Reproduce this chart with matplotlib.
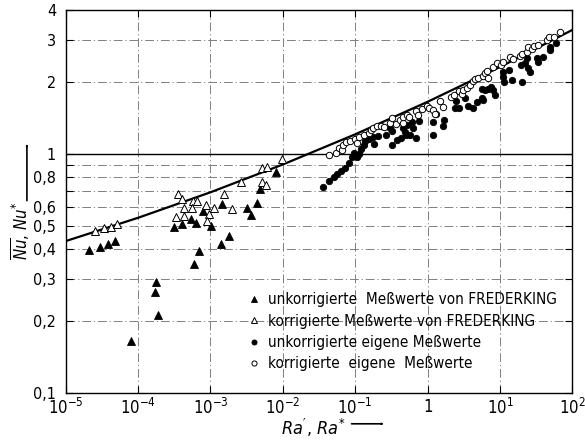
import matplotlib
matplotlib.use("Agg")
import matplotlib.pyplot as plt
from matplotlib.patches import FancyArrowPatch
from matplotlib.ticker import FixedLocator, FixedFormatter, NullFormatter

plt.rcParams['font.family'] = ['DejaVu Sans']
plt.rcParams['font.stretch'] = 'condensed'
plt.rcParams['mathtext.fontset'] = 'custom'
plt.rcParams['mathtext.rm'] = 'DejaVu Sans:stretch=condensed'
plt.rcParams['mathtext.it'] = 'DejaVu Sans:style=oblique:stretch=condensed'

# FREDERKING, uncorrected measurements
fred_unk_ra = [2.12e-5, 2.96e-5, 3.80e-5, 4.87e-5, 7.98e-5, 1.74e-4, 1.73e-4, 1.87e-4,
               3.13e-4, 4.00e-4, 5.43e-4, 6.21e-4, 5.92e-4, 7.00e-4, 8.00e-4, 1.02e-3,
               1.40e-3, 1.78e-3, 1.44e-3, 3.24e-3, 3.57e-3, 4.35e-3, 4.86e-3, 8.03e-3]
fred_unk_nu = [0.396, 0.407, 0.420, 0.434, 0.164, 0.290, 0.264, 0.212,
               0.493, 0.508, 0.536, 0.516, 0.345, 0.394, 0.576, 0.498,
               0.420, 0.454, 0.619, 0.593, 0.554, 0.623, 0.712, 0.838]

# FREDERKING, corrected measurements
fred_kor_ra = [2.58e-5, 3.41e-5, 4.29e-5, 5.11e-5, 3.59e-4, 4.08e-4, 5.68e-4, 6.61e-4,
               3.34e-4, 4.24e-4, 4.31e-4, 5.50e-4, 8.67e-4, 1.12e-3, 9.63e-4, 8.86e-4,
               1.55e-3, 2.01e-3, 2.60e-3, 5.14e-3, 6.12e-3, 5.22e-3, 5.84e-3, 9.87e-3]
fred_kor_nu = [0.477, 0.488, 0.497, 0.509, 0.680, 0.646, 0.637, 0.636,
               0.546, 0.592, 0.553, 0.594, 0.614, 0.596, 0.563, 0.526,
               0.683, 0.587, 0.767, 0.871, 0.880, 0.762, 0.740, 0.957]

# own measurements, uncorrected
own_unk_ra = [0.0361, 0.0437, 0.0508, 0.0564, 0.0628, 0.0721, 0.0826, 0.0900, 0.0960, 0.1045,
              0.1136, 0.120, 0.132, 0.138, 0.153, 0.179, 0.176, 0.207, 0.263, 0.317,
              0.298, 0.317, 0.377, 0.428, 0.454, 0.484, 0.511, 0.503, 0.575, 0.613,
              0.625, 0.696, 0.756, 1.195, 1.302, 1.172, 1.611, 1.680, 2.383, 2.733,
              2.460, 3.275, 3.637, 4.183, 4.752, 5.570, 5.570, 6.185, 6.871, 5.86,
              8.05, 8.50, 7.41, 10.86, 10.86, 11.32, 13.40, 14.46, 19.87, 19.25,
              22.07, 23.75, 24.52, 25.88, 32.03, 33.70, 39.51, 48.90, 48.90, 59.17]
own_unk_nu = [0.725, 0.771, 0.799, 0.824, 0.846, 0.874, 0.914, 0.971, 1.007, 0.971,
              1.000, 1.049, 1.091, 1.137, 1.161, 1.101, 1.184, 1.190, 1.205, 1.087,
              1.285, 1.245, 1.150, 1.167, 1.285, 1.240, 1.323, 1.207, 1.201, 1.366,
              1.289, 1.170, 1.375, 1.366, 1.467, 1.201, 1.314, 1.388, 1.554, 1.563,
              1.663, 1.721, 1.594, 1.554, 1.656, 1.711, 1.884, 1.854, 1.884, 1.684,
              1.854, 1.767, 1.914, 2.212, 2.108, 2.009, 2.248, 2.042, 2.009, 2.360,
              2.399, 2.517, 2.286, 2.212, 2.517, 2.436, 2.556, 2.815, 2.728, 2.910]

# own measurements, corrected
own_kor_ra = [0.0437, 0.0541, 0.0601, 0.0661, 0.0670, 0.0744, 0.0845, 0.100, 0.1045, 0.1135,
              0.134, 0.157, 0.165, 0.178, 0.198, 0.224, 0.249, 0.302, 0.318, 0.365,
              0.414, 0.460, 0.460, 0.513, 0.557, 0.689, 0.742, 0.826, 0.968, 1.052,
              1.195, 1.274, 1.479, 1.642, 2.098, 2.308, 2.733, 3.025, 3.102, 3.49,
              3.84, 4.18, 4.50, 5.00, 5.81, 6.19, 6.66, 6.87, 8.05, 8.97,
              10.19, 10.86, 13.92, 15.07, 18.83, 20.39, 23.30, 24.68, 27.58, 29.11,
              33.92, 44.02, 48.12, 55.0, 67.8]
own_kor_nu = [0.990, 1.013, 1.060, 1.044, 1.096, 1.123, 1.139, 1.152, 1.117, 1.182,
              1.201, 1.224, 1.260, 1.281, 1.310, 1.310, 1.304, 1.345, 1.411, 1.342,
              1.395, 1.349, 1.433, 1.464, 1.433, 1.514, 1.457, 1.543, 1.589, 1.558,
              1.529, 1.471, 1.675, 1.578, 1.733, 1.767, 1.845, 1.784, 1.854, 1.890,
              1.945, 2.022, 2.062, 2.092, 2.132, 2.184, 2.237, 2.092, 2.321, 2.413,
              2.360, 2.436, 2.556, 2.493, 2.573, 2.636, 2.688, 2.820, 2.761, 2.834,
              2.875, 3.003, 3.112, 3.100, 3.244]

# correlation curve
fit_ra = [1e-5, 1e-4, 1e-3, 1e-2, 1e-1, 1.0, 10.0, 100.0]
fit_nu = [0.432, 0.541, 0.692, 0.905, 1.211, 1.658, 2.319, 3.318]

legend_labels = ["unkorrigierte  Meßwerte von FREDERKING",
                 "korrigierte Meßwerte von FREDERKING",
                 "unkorrigierte eigene Meßwerte",
                 "korrigierte  eigene  Meßwerte"]

x_ticks = [1e-5, 1e-4, 1e-3, 1e-2, 1e-1, 1.0, 10.0, 100.0]
x_ticklabels = [r"$10^{-5}$", r"$10^{-4}$", r"$10^{-3}$", r"$10^{-2}$", r"$10^{-1}$",
                "1", r"$10^{1}$", r"$10^{2}$"]
y_ticks = [0.1, 0.2, 0.3, 0.4, 0.5, 0.6, 0.8, 1, 2, 3, 4]
y_ticklabels = ["0,1", "0,2", "0,3", "0,4", "0,5", "0,6", "0,8", "1", "2", "3", "4"]
y_minor = [0.7, 0.9]
x_grid = [1e-4, 1e-3, 1e-2, 1e-1, 1.0, 10.0]
y_grid = [0.2, 0.3, 0.4, 0.5, 0.6, 0.7, 0.8, 0.9, 2, 3]

fig = plt.figure(figsize=(5.85, 4.41), dpi=100)
ax = fig.add_axes([0.1123, 0.1095, 0.8663, 0.8667])
ax.set_xscale('log')
ax.set_yscale('log')
ax.set_xlim(1e-5, 1e2)
ax.set_ylim(0.1, 4)

grid_style = dict(color='0.5', lw=0.7, ls=(0, (9, 3, 1.2, 3)), zorder=1)
for gx in x_grid:
    ax.axvline(gx, **grid_style)
for gy in y_grid:
    ax.axhline(gy, **grid_style)
ax.axhline(1.0, color='k', lw=1.0, zorder=2)

ax.plot(fit_ra, fit_nu, color='k', lw=1.6, zorder=3)

ms_tri = 5.2
ms_circ = 4.6
h1, = ax.plot(fred_unk_ra, fred_unk_nu, ls='none', marker='^', ms=ms_tri,
              mfc='k', mec='k', mew=0.6, zorder=4)
h2, = ax.plot(fred_kor_ra, fred_kor_nu, ls='none', marker='^', ms=ms_tri,
              mfc='white', mec='k', mew=0.7, zorder=4)
h3, = ax.plot(own_unk_ra, own_unk_nu, ls='none', marker='o', ms=ms_circ,
              mfc='k', mec='k', mew=0.6, zorder=4)
h4, = ax.plot(own_kor_ra, own_kor_nu, ls='none', marker='o', ms=ms_circ,
              mfc='white', mec='k', mew=0.7, zorder=5)

ax.xaxis.set_major_locator(FixedLocator(x_ticks))
ax.xaxis.set_major_formatter(FixedFormatter(x_ticklabels))
ax.xaxis.set_minor_locator(FixedLocator([]))
ax.xaxis.set_minor_formatter(NullFormatter())
ax.yaxis.set_major_locator(FixedLocator(y_ticks))
ax.yaxis.set_major_formatter(FixedFormatter(y_ticklabels))
ax.yaxis.set_minor_locator(FixedLocator(y_minor))
ax.yaxis.set_minor_formatter(NullFormatter())

ax.tick_params(which='both', direction='in', top=True, right=True, length=5,
               width=0.8, labelsize=12)
ax.tick_params(axis='y', which='both', pad=7, labelsize=11.5)
ax.tick_params(axis='x', which='both', pad=4)
for s in ax.spines.values():
    s.set_linewidth(1.0)

leg = ax.legend([h1, h2, h3, h4], legend_labels, loc='upper left',
                bbox_to_anchor=(0.363, 0.263), frameon=False, fontsize=11,
                handlelength=0.6, handletextpad=0.6, labelspacing=0.42,
                borderpad=0, borderaxespad=0, markerscale=0.8)

# axis labels with direction arrows
fig.text(0.035, 0.478, r"$\overline{\mathit{Nu}}$, $\mathit{Nu}^{*}$", rotation=90,
         ha='center', va='center', fontsize=12)
fig.text(0.536, 0.030, r"$\mathit{Ra}'$, $\mathit{Ra}^{*}$", ha='center', va='center',
         fontsize=13)
arrow = dict(arrowstyle='-|>,head_length=0.8,head_width=0.25', color='k', lw=1.2,
             shrinkA=0, shrinkB=0)
fig.add_artist(FancyArrowPatch((0.046, 0.545), (0.046, 0.676),
                               transform=fig.transFigure, **arrow))
fig.add_artist(FancyArrowPatch((0.601, 0.039), (0.658, 0.039),
                               transform=fig.transFigure, **arrow))

fig.savefig("out.png", dpi=100)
______
◆ **TO DO**
Quote, please, every line of the material above from its start through the line that has "from matplotlib.ticker import", reproducing the words exactly and dropping any images.

◆ **RESULT**
Reproduce this chart with matplotlib.
import matplotlib
matplotlib.use("Agg")
import matplotlib.pyplot as plt
from matplotlib.patches import FancyArrowPatch
from matplotlib.ticker import FixedLocator, FixedFormatter, NullFormatter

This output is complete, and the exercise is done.